— BEGIN Provided records —

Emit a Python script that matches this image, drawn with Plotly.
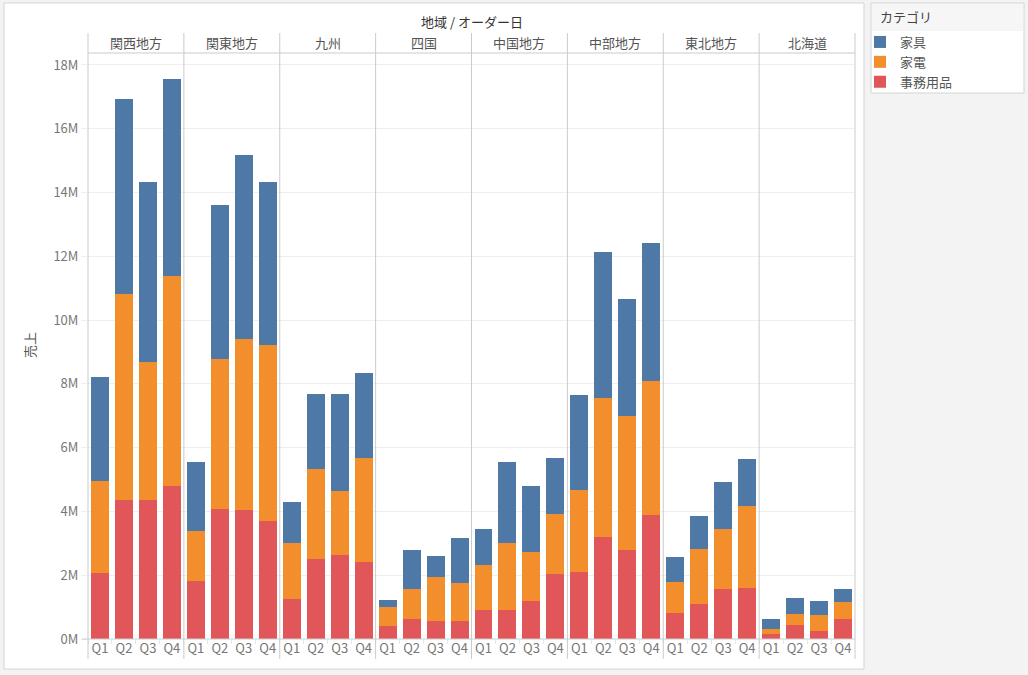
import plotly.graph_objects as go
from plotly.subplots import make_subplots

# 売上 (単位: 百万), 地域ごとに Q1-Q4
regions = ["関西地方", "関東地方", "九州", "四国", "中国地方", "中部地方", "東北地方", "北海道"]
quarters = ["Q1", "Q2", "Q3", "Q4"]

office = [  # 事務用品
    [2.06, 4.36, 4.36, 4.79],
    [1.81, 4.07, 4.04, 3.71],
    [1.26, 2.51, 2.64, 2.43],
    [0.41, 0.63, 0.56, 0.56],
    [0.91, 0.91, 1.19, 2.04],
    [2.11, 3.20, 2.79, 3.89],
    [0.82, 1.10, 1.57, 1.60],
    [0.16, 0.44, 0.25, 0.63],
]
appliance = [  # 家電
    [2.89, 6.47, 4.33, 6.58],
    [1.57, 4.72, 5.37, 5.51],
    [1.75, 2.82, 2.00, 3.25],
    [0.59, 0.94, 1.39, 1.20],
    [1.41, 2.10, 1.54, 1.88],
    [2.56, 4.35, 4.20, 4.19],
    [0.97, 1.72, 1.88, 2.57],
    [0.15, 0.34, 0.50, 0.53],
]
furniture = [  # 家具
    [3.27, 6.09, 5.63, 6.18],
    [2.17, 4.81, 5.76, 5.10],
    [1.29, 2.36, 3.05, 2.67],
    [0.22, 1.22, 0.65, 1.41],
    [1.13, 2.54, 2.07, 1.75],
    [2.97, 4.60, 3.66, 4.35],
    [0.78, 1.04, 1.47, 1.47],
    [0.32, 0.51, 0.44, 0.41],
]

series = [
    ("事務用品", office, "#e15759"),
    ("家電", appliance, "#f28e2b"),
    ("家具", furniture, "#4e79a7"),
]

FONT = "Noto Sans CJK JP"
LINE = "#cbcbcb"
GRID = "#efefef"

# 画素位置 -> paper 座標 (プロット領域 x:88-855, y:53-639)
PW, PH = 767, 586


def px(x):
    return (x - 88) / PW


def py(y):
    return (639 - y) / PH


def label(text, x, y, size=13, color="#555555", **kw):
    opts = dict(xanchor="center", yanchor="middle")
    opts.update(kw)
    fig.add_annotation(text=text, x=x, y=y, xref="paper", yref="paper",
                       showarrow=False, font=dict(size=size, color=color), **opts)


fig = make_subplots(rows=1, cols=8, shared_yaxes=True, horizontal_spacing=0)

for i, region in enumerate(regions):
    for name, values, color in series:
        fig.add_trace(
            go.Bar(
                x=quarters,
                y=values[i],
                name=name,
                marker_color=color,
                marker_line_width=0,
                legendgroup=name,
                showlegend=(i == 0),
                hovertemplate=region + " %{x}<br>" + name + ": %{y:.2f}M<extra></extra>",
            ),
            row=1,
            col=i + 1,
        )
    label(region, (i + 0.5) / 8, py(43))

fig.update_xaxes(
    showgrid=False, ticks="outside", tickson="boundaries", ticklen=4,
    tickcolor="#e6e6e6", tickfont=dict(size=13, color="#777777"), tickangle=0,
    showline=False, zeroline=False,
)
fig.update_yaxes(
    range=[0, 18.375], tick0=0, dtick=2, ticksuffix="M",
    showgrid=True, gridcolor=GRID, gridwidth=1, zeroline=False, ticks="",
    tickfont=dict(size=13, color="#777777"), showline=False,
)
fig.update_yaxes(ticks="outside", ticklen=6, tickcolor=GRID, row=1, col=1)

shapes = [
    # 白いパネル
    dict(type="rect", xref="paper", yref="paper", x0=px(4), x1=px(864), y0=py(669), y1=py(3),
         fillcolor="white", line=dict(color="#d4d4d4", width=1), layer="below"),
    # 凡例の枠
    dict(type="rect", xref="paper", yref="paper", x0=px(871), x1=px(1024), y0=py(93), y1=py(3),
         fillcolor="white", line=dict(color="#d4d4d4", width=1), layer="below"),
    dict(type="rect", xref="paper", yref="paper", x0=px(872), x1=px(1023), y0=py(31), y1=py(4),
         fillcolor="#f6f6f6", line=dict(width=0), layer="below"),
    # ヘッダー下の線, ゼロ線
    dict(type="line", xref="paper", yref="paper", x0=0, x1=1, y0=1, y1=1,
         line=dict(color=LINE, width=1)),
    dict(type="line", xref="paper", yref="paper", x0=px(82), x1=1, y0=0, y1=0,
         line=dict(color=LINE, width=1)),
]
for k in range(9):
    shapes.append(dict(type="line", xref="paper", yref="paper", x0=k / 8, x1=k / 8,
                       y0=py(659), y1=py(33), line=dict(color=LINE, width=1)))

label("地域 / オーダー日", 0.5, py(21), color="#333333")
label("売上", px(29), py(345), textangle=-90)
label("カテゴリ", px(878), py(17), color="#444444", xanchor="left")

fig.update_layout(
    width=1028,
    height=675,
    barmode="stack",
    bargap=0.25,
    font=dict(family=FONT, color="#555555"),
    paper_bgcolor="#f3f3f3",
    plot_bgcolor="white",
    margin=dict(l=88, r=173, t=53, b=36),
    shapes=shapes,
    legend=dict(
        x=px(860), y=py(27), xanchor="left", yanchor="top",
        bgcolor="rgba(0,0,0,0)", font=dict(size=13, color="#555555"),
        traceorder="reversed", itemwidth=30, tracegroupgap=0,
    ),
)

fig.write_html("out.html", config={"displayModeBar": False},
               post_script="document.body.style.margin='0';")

— END Provided records —
— BEGIN Provided records —

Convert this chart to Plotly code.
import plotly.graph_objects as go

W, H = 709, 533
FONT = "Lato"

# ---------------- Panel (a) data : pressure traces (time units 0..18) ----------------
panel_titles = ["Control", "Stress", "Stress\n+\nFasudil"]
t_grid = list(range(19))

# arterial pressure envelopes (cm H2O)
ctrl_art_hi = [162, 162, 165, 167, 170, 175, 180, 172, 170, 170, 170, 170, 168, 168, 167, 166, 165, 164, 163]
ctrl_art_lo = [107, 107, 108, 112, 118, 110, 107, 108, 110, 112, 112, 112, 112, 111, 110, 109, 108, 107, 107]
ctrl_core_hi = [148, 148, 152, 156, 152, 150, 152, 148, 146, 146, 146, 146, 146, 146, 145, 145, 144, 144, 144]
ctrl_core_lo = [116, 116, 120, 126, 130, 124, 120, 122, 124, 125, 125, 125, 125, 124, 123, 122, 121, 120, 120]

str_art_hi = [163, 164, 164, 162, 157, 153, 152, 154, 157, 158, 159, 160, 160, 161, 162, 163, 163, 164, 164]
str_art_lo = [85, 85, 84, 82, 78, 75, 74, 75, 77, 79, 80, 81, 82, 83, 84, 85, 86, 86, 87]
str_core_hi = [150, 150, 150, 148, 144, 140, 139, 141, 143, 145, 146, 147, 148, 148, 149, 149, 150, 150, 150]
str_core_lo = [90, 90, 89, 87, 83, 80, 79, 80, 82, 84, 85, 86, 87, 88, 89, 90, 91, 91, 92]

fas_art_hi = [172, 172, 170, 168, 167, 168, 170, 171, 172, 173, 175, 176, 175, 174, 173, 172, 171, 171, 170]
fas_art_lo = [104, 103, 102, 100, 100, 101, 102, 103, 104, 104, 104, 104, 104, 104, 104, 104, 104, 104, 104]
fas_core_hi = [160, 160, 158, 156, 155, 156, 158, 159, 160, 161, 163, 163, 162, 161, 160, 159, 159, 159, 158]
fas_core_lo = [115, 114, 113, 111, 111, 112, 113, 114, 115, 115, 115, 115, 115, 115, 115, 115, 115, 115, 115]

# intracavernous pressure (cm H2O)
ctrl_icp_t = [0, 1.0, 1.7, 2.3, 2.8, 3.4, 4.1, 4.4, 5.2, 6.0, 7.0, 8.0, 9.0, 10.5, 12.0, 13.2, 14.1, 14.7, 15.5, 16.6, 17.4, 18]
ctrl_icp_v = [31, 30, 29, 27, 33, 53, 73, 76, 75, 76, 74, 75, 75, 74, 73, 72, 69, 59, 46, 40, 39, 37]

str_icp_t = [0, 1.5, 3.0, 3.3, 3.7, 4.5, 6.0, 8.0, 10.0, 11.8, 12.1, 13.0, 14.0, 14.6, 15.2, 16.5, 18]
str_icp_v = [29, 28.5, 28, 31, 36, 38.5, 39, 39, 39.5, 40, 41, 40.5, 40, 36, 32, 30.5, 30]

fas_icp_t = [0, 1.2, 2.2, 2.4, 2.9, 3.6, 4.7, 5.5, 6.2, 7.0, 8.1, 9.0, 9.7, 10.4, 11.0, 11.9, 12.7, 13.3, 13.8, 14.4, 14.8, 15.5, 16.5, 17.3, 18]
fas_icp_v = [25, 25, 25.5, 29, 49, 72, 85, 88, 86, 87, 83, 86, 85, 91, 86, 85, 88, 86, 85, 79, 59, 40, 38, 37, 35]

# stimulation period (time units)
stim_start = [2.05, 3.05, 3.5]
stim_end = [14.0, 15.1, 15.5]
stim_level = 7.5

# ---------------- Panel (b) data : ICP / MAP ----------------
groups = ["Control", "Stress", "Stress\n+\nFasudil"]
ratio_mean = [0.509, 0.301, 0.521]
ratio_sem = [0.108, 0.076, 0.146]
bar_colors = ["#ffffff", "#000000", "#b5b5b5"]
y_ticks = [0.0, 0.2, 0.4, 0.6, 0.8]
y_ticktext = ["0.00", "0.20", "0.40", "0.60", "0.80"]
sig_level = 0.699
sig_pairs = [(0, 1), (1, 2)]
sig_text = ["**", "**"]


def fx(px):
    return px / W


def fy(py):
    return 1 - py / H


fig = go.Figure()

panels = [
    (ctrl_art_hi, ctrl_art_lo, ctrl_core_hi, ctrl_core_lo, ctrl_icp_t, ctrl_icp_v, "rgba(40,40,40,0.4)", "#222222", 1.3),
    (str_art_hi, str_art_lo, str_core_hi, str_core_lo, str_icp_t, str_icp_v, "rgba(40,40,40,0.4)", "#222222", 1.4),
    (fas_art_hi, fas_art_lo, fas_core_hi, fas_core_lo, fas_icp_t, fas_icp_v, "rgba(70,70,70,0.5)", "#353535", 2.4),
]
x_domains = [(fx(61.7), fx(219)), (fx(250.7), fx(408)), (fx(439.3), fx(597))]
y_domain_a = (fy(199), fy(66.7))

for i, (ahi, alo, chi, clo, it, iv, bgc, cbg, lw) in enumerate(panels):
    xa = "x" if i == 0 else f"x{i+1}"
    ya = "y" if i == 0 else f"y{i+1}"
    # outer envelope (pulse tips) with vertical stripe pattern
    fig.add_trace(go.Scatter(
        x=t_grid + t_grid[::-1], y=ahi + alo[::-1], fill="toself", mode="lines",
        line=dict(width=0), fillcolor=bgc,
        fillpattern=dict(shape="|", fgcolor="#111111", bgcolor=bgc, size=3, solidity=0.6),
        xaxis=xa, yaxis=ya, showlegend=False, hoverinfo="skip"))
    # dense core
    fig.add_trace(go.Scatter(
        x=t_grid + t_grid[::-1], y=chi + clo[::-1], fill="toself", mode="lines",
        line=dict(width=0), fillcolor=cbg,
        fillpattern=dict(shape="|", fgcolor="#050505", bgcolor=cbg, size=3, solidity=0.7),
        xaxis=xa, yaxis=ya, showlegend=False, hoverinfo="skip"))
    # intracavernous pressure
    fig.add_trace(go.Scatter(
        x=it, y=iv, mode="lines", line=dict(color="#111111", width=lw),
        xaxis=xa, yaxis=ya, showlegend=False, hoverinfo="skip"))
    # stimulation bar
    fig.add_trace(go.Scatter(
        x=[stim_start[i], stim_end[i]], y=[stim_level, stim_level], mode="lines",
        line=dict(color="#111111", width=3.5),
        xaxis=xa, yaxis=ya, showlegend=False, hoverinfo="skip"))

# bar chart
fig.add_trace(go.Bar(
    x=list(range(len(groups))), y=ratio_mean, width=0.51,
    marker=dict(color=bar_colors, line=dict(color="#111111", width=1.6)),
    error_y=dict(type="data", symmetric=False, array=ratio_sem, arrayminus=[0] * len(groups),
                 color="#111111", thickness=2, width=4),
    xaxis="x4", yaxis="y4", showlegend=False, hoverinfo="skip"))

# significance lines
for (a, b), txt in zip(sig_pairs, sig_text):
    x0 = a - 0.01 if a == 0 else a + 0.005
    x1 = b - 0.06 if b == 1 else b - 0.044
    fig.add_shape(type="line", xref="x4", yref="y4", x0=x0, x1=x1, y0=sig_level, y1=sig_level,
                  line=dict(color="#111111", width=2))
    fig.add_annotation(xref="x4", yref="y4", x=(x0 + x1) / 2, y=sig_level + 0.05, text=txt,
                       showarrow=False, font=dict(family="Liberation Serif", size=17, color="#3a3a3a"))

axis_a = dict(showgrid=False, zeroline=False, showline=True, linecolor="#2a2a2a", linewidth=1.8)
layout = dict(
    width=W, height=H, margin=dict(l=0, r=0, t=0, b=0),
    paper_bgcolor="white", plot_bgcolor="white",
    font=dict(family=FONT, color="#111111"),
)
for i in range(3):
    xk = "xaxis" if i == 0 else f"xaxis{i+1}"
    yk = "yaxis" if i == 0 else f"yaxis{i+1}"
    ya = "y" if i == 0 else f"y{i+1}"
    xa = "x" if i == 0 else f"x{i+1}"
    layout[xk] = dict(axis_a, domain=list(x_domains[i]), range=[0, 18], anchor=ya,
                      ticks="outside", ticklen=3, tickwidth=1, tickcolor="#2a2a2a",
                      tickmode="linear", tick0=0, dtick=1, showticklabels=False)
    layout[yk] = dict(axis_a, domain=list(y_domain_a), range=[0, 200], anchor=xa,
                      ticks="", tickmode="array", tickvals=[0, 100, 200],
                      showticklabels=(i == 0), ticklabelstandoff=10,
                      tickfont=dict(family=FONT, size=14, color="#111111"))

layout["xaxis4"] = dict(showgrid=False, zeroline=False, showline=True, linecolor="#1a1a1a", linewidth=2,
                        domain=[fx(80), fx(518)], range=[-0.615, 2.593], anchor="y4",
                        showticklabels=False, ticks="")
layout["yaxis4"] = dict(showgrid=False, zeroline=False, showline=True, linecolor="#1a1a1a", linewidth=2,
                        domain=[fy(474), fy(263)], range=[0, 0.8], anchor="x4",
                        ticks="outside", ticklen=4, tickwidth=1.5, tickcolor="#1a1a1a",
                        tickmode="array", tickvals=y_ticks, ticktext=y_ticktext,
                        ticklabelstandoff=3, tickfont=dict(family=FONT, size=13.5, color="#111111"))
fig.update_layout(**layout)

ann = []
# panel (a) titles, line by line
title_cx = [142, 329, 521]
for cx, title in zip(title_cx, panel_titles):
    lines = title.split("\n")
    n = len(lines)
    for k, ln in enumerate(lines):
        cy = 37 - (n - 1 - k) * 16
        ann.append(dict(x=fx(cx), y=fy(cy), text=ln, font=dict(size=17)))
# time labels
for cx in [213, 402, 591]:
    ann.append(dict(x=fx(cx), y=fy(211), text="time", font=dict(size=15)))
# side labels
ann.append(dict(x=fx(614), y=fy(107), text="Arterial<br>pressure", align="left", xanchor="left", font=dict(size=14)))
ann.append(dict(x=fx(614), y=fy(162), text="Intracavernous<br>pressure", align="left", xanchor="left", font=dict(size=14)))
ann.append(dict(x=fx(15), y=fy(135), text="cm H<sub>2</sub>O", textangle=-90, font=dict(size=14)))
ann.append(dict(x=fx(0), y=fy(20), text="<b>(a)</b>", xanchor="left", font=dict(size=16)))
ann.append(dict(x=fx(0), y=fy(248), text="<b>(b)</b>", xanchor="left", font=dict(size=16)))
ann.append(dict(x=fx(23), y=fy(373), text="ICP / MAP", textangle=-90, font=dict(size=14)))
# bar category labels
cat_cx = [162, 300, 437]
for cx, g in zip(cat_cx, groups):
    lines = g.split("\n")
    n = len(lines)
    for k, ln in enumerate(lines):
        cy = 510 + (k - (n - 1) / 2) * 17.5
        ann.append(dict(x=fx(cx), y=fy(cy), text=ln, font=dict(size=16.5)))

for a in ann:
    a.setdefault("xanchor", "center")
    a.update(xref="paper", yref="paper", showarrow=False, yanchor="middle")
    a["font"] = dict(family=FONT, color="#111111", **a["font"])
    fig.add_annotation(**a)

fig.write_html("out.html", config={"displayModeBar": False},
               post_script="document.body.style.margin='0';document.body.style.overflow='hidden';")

— END Provided records —

→ What is expected
Every line from the one containing "Emit a Python" to the one containing "return (639 - y) / PH" should be output exactly, both ends included. Nothing else goes in, and no pictures either.

→ Reply to the task
Emit a Python script that matches this image, drawn with Plotly.
import plotly.graph_objects as go
from plotly.subplots import make_subplots

# 売上 (単位: 百万), 地域ごとに Q1-Q4
regions = ["関西地方", "関東地方", "九州", "四国", "中国地方", "中部地方", "東北地方", "北海道"]
quarters = ["Q1", "Q2", "Q3", "Q4"]

office = [  # 事務用品
    [2.06, 4.36, 4.36, 4.79],
    [1.81, 4.07, 4.04, 3.71],
    [1.26, 2.51, 2.64, 2.43],
    [0.41, 0.63, 0.56, 0.56],
    [0.91, 0.91, 1.19, 2.04],
    [2.11, 3.20, 2.79, 3.89],
    [0.82, 1.10, 1.57, 1.60],
    [0.16, 0.44, 0.25, 0.63],
]
appliance = [  # 家電
    [2.89, 6.47, 4.33, 6.58],
    [1.57, 4.72, 5.37, 5.51],
    [1.75, 2.82, 2.00, 3.25],
    [0.59, 0.94, 1.39, 1.20],
    [1.41, 2.10, 1.54, 1.88],
    [2.56, 4.35, 4.20, 4.19],
    [0.97, 1.72, 1.88, 2.57],
    [0.15, 0.34, 0.50, 0.53],
]
furniture = [  # 家具
    [3.27, 6.09, 5.63, 6.18],
    [2.17, 4.81, 5.76, 5.10],
    [1.29, 2.36, 3.05, 2.67],
    [0.22, 1.22, 0.65, 1.41],
    [1.13, 2.54, 2.07, 1.75],
    [2.97, 4.60, 3.66, 4.35],
    [0.78, 1.04, 1.47, 1.47],
    [0.32, 0.51, 0.44, 0.41],
]

series = [
    ("事務用品", office, "#e15759"),
    ("家電", appliance, "#f28e2b"),
    ("家具", furniture, "#4e79a7"),
]

FONT = "Noto Sans CJK JP"
LINE = "#cbcbcb"
GRID = "#efefef"

# 画素位置 -> paper 座標 (プロット領域 x:88-855, y:53-639)
PW, PH = 767, 586


def px(x):
    return (x - 88) / PW


def py(y):
    return (639 - y) / PH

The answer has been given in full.